▶ Challenge
Return the material word for word. Do not include pictures.
---+---
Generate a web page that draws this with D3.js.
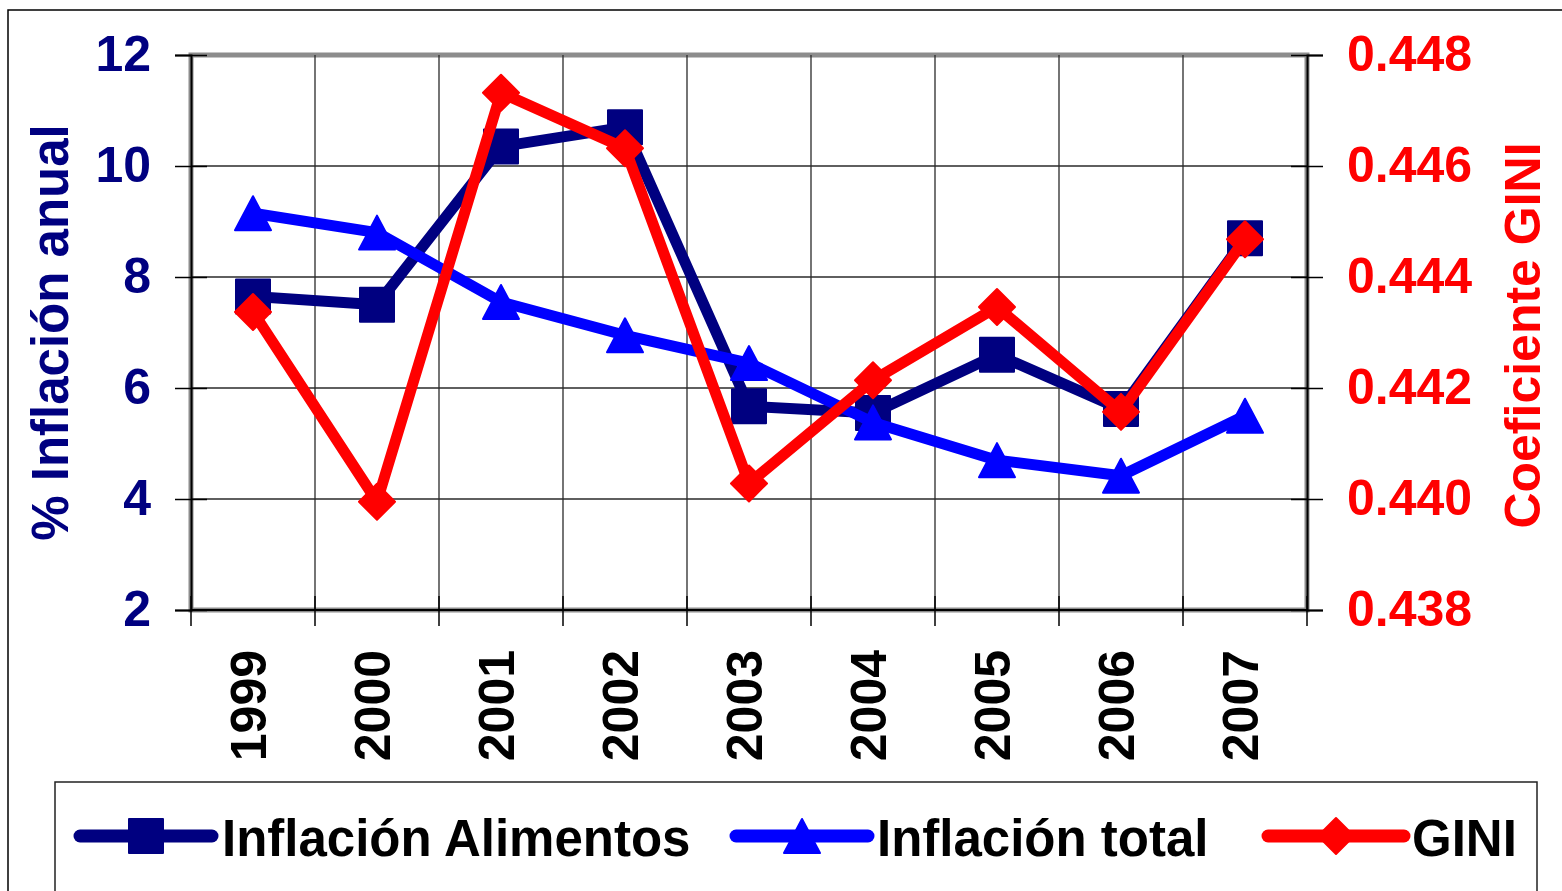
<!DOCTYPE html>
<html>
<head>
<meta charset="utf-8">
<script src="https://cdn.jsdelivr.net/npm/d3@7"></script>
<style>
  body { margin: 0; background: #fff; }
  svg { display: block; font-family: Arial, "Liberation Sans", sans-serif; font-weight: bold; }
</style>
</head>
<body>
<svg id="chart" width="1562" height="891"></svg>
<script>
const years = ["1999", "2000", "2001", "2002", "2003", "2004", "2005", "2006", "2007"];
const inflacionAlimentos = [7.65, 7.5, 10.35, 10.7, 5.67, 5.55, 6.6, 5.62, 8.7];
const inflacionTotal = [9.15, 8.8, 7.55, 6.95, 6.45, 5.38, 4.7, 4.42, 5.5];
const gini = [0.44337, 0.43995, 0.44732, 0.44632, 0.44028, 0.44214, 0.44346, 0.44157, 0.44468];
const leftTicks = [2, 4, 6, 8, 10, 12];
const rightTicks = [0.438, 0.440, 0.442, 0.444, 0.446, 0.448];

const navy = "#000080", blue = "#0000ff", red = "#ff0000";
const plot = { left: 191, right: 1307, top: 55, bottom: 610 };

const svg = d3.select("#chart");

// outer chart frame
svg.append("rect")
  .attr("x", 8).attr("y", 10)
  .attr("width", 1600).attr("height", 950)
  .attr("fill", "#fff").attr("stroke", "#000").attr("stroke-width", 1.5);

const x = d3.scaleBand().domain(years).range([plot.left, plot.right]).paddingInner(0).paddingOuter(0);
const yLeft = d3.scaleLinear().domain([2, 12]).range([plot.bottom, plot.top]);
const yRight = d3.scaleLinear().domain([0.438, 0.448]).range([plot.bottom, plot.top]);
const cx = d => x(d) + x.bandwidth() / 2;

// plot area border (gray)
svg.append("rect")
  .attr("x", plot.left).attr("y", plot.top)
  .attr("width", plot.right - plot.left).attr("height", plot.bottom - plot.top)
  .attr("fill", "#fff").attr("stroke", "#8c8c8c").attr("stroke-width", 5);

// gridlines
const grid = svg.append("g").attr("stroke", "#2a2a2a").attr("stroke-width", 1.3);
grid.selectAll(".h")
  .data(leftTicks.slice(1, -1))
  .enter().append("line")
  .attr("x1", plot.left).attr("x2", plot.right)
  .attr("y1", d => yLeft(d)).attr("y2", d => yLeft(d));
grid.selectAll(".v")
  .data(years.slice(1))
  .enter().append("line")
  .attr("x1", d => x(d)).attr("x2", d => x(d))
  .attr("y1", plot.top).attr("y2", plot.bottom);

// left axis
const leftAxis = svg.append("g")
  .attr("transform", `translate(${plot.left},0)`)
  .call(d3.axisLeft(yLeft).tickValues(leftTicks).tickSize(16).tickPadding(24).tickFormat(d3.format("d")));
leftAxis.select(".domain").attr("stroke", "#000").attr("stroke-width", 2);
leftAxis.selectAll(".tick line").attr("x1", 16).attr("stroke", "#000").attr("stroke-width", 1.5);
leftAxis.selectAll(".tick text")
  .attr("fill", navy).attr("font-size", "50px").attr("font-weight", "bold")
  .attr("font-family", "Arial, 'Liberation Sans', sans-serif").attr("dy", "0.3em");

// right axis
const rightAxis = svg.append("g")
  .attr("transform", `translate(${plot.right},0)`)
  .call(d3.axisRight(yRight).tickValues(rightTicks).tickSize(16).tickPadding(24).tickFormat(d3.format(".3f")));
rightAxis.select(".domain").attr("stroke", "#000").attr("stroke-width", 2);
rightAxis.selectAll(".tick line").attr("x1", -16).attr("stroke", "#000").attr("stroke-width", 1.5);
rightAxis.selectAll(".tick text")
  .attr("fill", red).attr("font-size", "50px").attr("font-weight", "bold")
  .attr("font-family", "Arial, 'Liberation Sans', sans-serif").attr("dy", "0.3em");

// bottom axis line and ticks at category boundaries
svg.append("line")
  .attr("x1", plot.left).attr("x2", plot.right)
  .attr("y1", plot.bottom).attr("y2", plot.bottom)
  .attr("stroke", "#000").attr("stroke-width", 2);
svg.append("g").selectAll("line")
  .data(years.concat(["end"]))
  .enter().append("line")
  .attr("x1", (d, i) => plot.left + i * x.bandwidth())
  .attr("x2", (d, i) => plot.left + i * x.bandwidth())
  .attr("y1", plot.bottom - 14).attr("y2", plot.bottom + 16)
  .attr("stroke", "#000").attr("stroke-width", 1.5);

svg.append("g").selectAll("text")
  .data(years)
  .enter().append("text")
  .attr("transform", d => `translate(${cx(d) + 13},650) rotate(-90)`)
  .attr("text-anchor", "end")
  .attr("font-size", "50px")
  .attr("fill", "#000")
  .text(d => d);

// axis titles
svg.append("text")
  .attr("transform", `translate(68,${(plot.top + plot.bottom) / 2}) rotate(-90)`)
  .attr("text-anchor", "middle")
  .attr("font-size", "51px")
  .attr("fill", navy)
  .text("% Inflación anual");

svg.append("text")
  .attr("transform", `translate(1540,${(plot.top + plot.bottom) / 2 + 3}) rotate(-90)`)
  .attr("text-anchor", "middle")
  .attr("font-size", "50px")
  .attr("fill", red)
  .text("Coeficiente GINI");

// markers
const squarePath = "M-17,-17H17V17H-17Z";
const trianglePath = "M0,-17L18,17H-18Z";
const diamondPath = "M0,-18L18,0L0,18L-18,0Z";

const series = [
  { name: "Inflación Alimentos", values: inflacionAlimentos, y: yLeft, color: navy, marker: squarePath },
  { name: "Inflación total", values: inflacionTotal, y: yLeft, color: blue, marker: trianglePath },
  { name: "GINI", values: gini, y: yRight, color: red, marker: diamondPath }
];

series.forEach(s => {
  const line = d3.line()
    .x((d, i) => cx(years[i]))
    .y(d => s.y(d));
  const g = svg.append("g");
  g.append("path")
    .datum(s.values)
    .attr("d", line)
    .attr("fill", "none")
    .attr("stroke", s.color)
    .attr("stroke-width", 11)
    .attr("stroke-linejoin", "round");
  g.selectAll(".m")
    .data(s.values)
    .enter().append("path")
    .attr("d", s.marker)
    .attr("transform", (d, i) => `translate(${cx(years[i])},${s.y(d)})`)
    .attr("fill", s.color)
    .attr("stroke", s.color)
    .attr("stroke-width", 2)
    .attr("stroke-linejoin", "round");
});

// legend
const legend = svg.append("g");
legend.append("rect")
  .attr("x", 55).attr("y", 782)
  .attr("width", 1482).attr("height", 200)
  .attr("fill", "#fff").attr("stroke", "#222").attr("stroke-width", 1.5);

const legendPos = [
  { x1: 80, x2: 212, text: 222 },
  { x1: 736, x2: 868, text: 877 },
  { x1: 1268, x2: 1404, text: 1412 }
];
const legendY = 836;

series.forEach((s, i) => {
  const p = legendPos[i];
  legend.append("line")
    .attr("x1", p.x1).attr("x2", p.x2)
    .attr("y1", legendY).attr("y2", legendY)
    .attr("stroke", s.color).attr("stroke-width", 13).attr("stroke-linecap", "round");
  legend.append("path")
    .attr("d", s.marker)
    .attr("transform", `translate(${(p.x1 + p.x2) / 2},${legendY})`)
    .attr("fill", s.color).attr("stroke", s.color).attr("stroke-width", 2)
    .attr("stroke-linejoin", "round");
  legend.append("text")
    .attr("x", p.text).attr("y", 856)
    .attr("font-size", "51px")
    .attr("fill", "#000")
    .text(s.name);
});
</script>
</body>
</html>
---+---
▶ Written solution
Generate a web page that draws this with D3.js.
<!DOCTYPE html>
<html>
<head>
<meta charset="utf-8">
<script src="https://cdn.jsdelivr.net/npm/d3@7"></script>
<style>
  body { margin: 0; background: #fff; }
  svg { display: block; font-family: Arial, "Liberation Sans", sans-serif; font-weight: bold; }
</style>
</head>
<body>
<svg id="chart" width="1562" height="891"></svg>
<script>
const years = ["1999", "2000", "2001", "2002", "2003", "2004", "2005", "2006", "2007"];
const inflacionAlimentos = [7.65, 7.5, 10.35, 10.7, 5.67, 5.55, 6.6, 5.62, 8.7];
const inflacionTotal = [9.15, 8.8, 7.55, 6.95, 6.45, 5.38, 4.7, 4.42, 5.5];
const gini = [0.44337, 0.43995, 0.44732, 0.44632, 0.44028, 0.44214, 0.44346, 0.44157, 0.44468];
const leftTicks = [2, 4, 6, 8, 10, 12];
const rightTicks = [0.438, 0.440, 0.442, 0.444, 0.446, 0.448];

const navy = "#000080", blue = "#0000ff", red = "#ff0000";
const plot = { left: 191, right: 1307, top: 55, bottom: 610 };

const svg = d3.select("#chart");

// outer chart frame
svg.append("rect")
  .attr("x", 8).attr("y", 10)
  .attr("width", 1600).attr("height", 950)
  .attr("fill", "#fff").attr("stroke", "#000").attr("stroke-width", 1.5);

const x = d3.scaleBand().domain(years).range([plot.left, plot.right]).paddingInner(0).paddingOuter(0);
const yLeft = d3.scaleLinear().domain([2, 12]).range([plot.bottom, plot.top]);
const yRight = d3.scaleLinear().domain([0.438, 0.448]).range([plot.bottom, plot.top]);
const cx = d => x(d) + x.bandwidth() / 2;

// plot area border (gray)
svg.append("rect")
  .attr("x", plot.left).attr("y", plot.top)
  .attr("width", plot.right - plot.left).attr("height", plot.bottom - plot.top)
  .attr("fill", "#fff").attr("stroke", "#8c8c8c").attr("stroke-width", 5);

// gridlines
const grid = svg.append("g").attr("stroke", "#2a2a2a").attr("stroke-width", 1.3);
grid.selectAll(".h")
  .data(leftTicks.slice(1, -1))
  .enter().append("line")
  .attr("x1", plot.left).attr("x2", plot.right)
  .attr("y1", d => yLeft(d)).attr("y2", d => yLeft(d));
grid.selectAll(".v")
  .data(years.slice(1))
  .enter().append("line")
  .attr("x1", d => x(d)).attr("x2", d => x(d))
  .attr("y1", plot.top).attr("y2", plot.bottom);

// left axis
const leftAxis = svg.append("g")
  .attr("transform", `translate(${plot.left},0)`)
  .call(d3.axisLeft(yLeft).tickValues(leftTicks).tickSize(16).tickPadding(24).tickFormat(d3.format("d")));
leftAxis.select(".domain").attr("stroke", "#000").attr("stroke-width", 2);
leftAxis.selectAll(".tick line").attr("x1", 16).attr("stroke", "#000").attr("stroke-width", 1.5);
leftAxis.selectAll(".tick text")
  .attr("fill", navy).attr("font-size", "50px").attr("font-weight", "bold")
  .attr("font-family", "Arial, 'Liberation Sans', sans-serif").attr("dy", "0.3em");

// right axis
const rightAxis = svg.append("g")
  .attr("transform", `translate(${plot.right},0)`)
  .call(d3.axisRight(yRight).tickValues(rightTicks).tickSize(16).tickPadding(24).tickFormat(d3.format(".3f")));
rightAxis.select(".domain").attr("stroke", "#000").attr("stroke-width", 2);
rightAxis.selectAll(".tick line").attr("x1", -16).attr("stroke", "#000").attr("stroke-width", 1.5);
rightAxis.selectAll(".tick text")
  .attr("fill", red).attr("font-size", "50px").attr("font-weight", "bold")
  .attr("font-family", "Arial, 'Liberation Sans', sans-serif").attr("dy", "0.3em");

// bottom axis line and ticks at category boundaries
svg.append("line")
  .attr("x1", plot.left).attr("x2", plot.right)
  .attr("y1", plot.bottom).attr("y2", plot.bottom)
  .attr("stroke", "#000").attr("stroke-width", 2);
svg.append("g").selectAll("line")
  .data(years.concat(["end"]))
  .enter().append("line")
  .attr("x1", (d, i) => plot.left + i * x.bandwidth())
  .attr("x2", (d, i) => plot.left + i * x.bandwidth())
  .attr("y1", plot.bottom - 14).attr("y2", plot.bottom + 16)
  .attr("stroke", "#000").attr("stroke-width", 1.5);

svg.append("g").selectAll("text")
  .data(years)
  .enter().append("text")
  .attr("transform", d => `translate(${cx(d) + 13},650) rotate(-90)`)
  .attr("text-anchor", "end")
  .attr("font-size", "50px")
  .attr("fill", "#000")
  .text(d => d);

// axis titles
svg.append("text")
  .attr("transform", `translate(68,${(plot.top + plot.bottom) / 2}) rotate(-90)`)
  .attr("text-anchor", "middle")
  .attr("font-size", "51px")
  .attr("fill", navy)
  .text("% Inflación anual");

svg.append("text")
  .attr("transform", `translate(1540,${(plot.top + plot.bottom) / 2 + 3}) rotate(-90)`)
  .attr("text-anchor", "middle")
  .attr("font-size", "50px")
  .attr("fill", red)
  .text("Coeficiente GINI");

// markers
const squarePath = "M-17,-17H17V17H-17Z";
const trianglePath = "M0,-17L18,17H-18Z";
const diamondPath = "M0,-18L18,0L0,18L-18,0Z";

const series = [
  { name: "Inflación Alimentos", values: inflacionAlimentos, y: yLeft, color: navy, marker: squarePath },
  { name: "Inflación total", values: inflacionTotal, y: yLeft, color: blue, marker: trianglePath },
  { name: "GINI", values: gini, y: yRight, color: red, marker: diamondPath }
];

series.forEach(s => {
  const line = d3.line()
    .x((d, i) => cx(years[i]))
    .y(d => s.y(d));
  const g = svg.append("g");
  g.append("path")
    .datum(s.values)
    .attr("d", line)
    .attr("fill", "none")
    .attr("stroke", s.color)
    .attr("stroke-width", 11)
    .attr("stroke-linejoin", "round");
  g.selectAll(".m")
    .data(s.values)
    .enter().append("path")
    .attr("d", s.marker)
    .attr("transform", (d, i) => `translate(${cx(years[i])},${s.y(d)})`)
    .attr("fill", s.color)
    .attr("stroke", s.color)
    .attr("stroke-width", 2)
    .attr("stroke-linejoin", "round");
});

// legend
const legend = svg.append("g");
legend.append("rect")
  .attr("x", 55).attr("y", 782)
  .attr("width", 1482).attr("height", 200)
  .attr("fill", "#fff").attr("stroke", "#222").attr("stroke-width", 1.5);

const legendPos = [
  { x1: 80, x2: 212, text: 222 },
  { x1: 736, x2: 868, text: 877 },
  { x1: 1268, x2: 1404, text: 1412 }
];
const legendY = 836;

series.forEach((s, i) => {
  const p = legendPos[i];
  legend.append("line")
    .attr("x1", p.x1).attr("x2", p.x2)
    .attr("y1", legendY).attr("y2", legendY)
    .attr("stroke", s.color).attr("stroke-width", 13).attr("stroke-linecap", "round");
  legend.append("path")
    .attr("d", s.marker)
    .attr("transform", `translate(${(p.x1 + p.x2) / 2},${legendY})`)
    .attr("fill", s.color).attr("stroke", s.color).attr("stroke-width", 2)
    .attr("stroke-linejoin", "round");
  legend.append("text")
    .attr("x", p.text).attr("y", 856)
    .attr("font-size", "51px")
    .attr("fill", "#000")
    .text(s.name);
});
</script>
</body>
</html>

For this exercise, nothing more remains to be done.